Prelim: not stated but usually implied is that plotting is not writing and that pantsing is. This may very well be true, or at least that they are two very different kinds of writing and that only the latter really counts--it's the writing of the actual story, after all.
A great deal of discussion is about the nature of these two activities, but we don't often talk about timing. Since I'm at the front end of my new novel, and since I have three others done, I think I can say I'm seeing a pattern. I start out planning. The amount and exact character varies and isn't relevant here.
At some point in the process, my planning starts to include me writing more than what kinds of animals live on this island, how a dragon flies, or whether my elf has blue eyes or grey.
I start writing descriptions. I write forks in the plot, just to see how each possibility might play out. I describe the friends of the MC. Most often of all, I write clips of dialog. Some of this stuff might wind up in a scene somewhere, some might not.
Just now, the Red Faction steps forward and says "see? you're pantsing!" and they might very well be right. But the Green Faction counters with "no, because see over here he has a file called Chapter One, and none of those fragments are in it. He's started anew, and all that stuff was planning."

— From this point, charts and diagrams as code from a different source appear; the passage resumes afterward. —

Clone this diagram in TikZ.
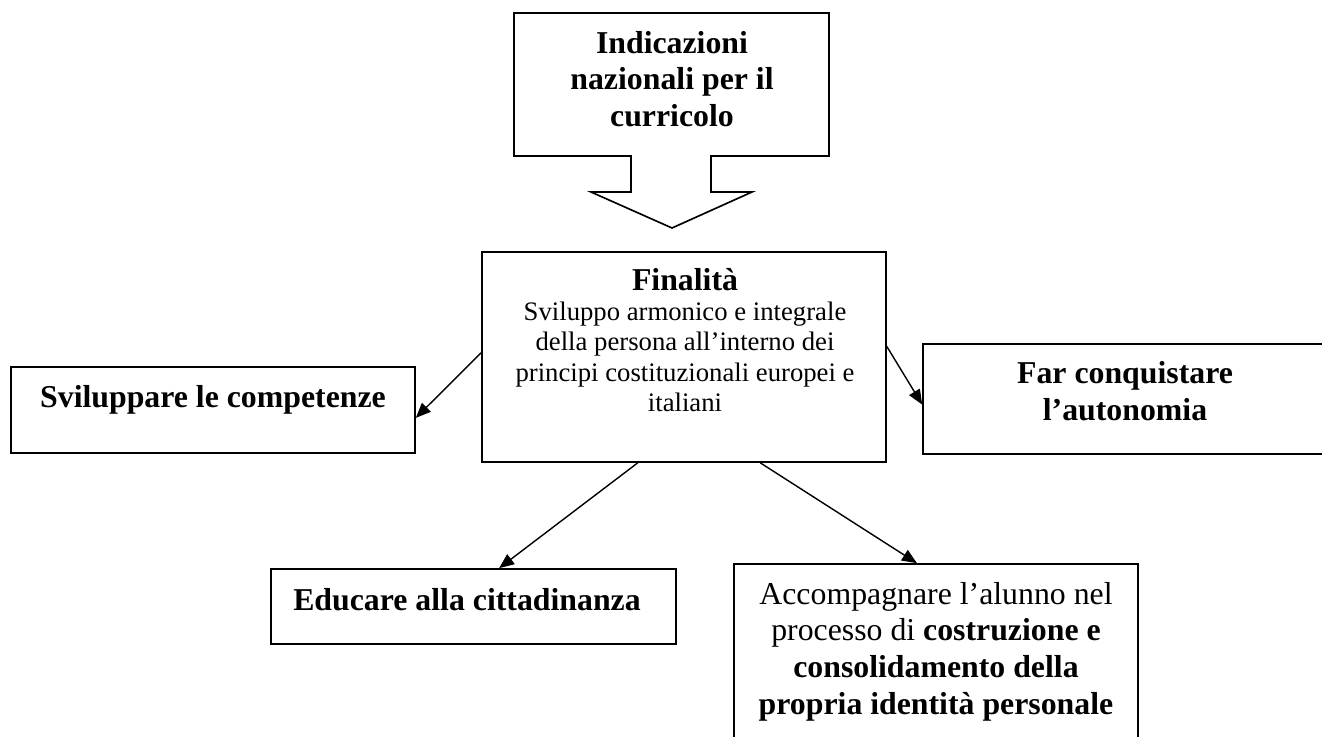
\documentclass[tikz,border=0pt]{standalone}
\usepackage{fontspec}
\setmainfont{Liberation Serif}
\usetikzlibrary{arrows.meta,calc}

\begin{document}
\begin{tikzpicture}[x=0.02cm, y=-0.02cm,
		box/.style={draw, line width=0.95pt, inner sep=0pt},
		big/.style={font=\fontsize{18.1}{20.8}\selectfont, align=center, inner sep=0pt},
		bigb/.style={font=\fontsize{18.1}{20.8}\selectfont\bfseries, align=center, inner sep=0pt},
		small/.style={font=\fontsize{15.2}{17.4}\selectfont, align=center, inner sep=0pt},
		link/.style={line width=0.8pt, -{Triangle[length=8.5pt,width=7pt]}}]
		\useasboundingbox (0,0) rectangle (1322,737);
		\clip (0,0) rectangle (1322,737);

		% Draw the block arrow on top
		\draw[line width=0.95pt] (514,13) -- (829,13) -- (829,156) -- (711,156) -- (711,192)
		-- (752,192) -- (672,228) -- (591,192) -- (631,192) -- (631,156) -- (514,156) -- cycle;
		\node[bigb] (ind) at (672,79) {Indicazioni\\nazionali per il\\curricolo};

		% Draw the central box
		\node[box, minimum width=8.08cm, minimum height=4.2cm] (fin) at (684,357) {};
		\node[bigb, anchor=base] (fintitle) at (685,290) {Finalità};
		\node[small] (finbody) at (685,357) {Sviluppo armonico e integrale\\della persona all’interno dei\\principi costituzionali europei e\\italiani};

		% Draw the boxes around it
		\node[box, minimum width=8.08cm, minimum height=1.72cm] (sv) at (213,410) {};
		\node[bigb, anchor=base] (svtxt) at (213,407) {Sviluppare le competenze};

		\node[box, minimum width=8.08cm, minimum height=2.2cm] (far) at (1125,399) {};
		\node[bigb] (fartxt) at (1125,391) {Far conquistare\\l’autonomia};

		\node[box, minimum width=8.1cm, minimum height=1.5cm] (edu) at (473.5,606.5) {};
		\node[bigb, anchor=base] (edutxt) at (467,610) {Educare alla cittadinanza};

		\node[box, minimum width=8.08cm, minimum height=3.92cm] (acc) at (936,662) {};
		\node[big] (acctxt) at (936,651.6) {Accompagnare l’alunno nel\\processo di \textbf{costruzione e}\\\textbf{consolidamento della}\\\textbf{propria identità personale}};

		% Draw the arrows from the central box
		\draw[link] ($(fin.north west)!0.48!(fin.south west)$) -- ($(sv.north east)!0.59!(sv.south east)$);
		\draw[link] ($(fin.north east)!0.45!(fin.south east)$) -- ($(far.north west)!0.55!(far.south west)$);
		\draw[link] ($(fin.south west)!0.386!(fin.south east)$) -- ($(edu.north west)!0.563!(edu.north east)$);
		\draw[link] ($(fin.south west)!0.688!(fin.south east)$) -- ($(acc.north west)!0.453!(acc.north east)$);

	\end{tikzpicture}
\end{document}
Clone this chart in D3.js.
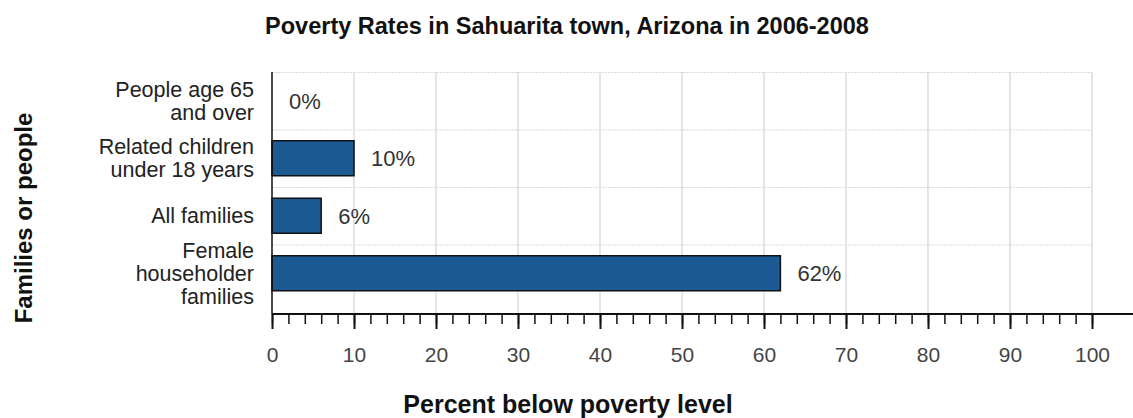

What I've observed is that it's a bit like a teeter-totter (hey all you non-Americans, what's that called in your culture?). At one point the board is tilted all the way over to one side. It slowly tilts toward the other, and one day I wake up and I realize, hey, I guess I'm writing the novel now. But even when it's tilted all the way in the other direction, there's still micro-planning that goes on. (bouncing that teeter-totter was half the fun, yah?) Even far into editing, I might have to rewrite a scene or add a chapter.
IOW, there is no dichotomy here. We do both. We all do both. We do both in different ways, in different proportions, and these will change from one project to the next, at least over the course of our early works.
To put it still another way, if there were a clear answer, if everyone one said This not That, would it matter? Why not press forward with however it is you work, without regard for how others work? Sure there's a certain element of professional curiosity, but beyond that, it really comes down to what you put down when you sit down.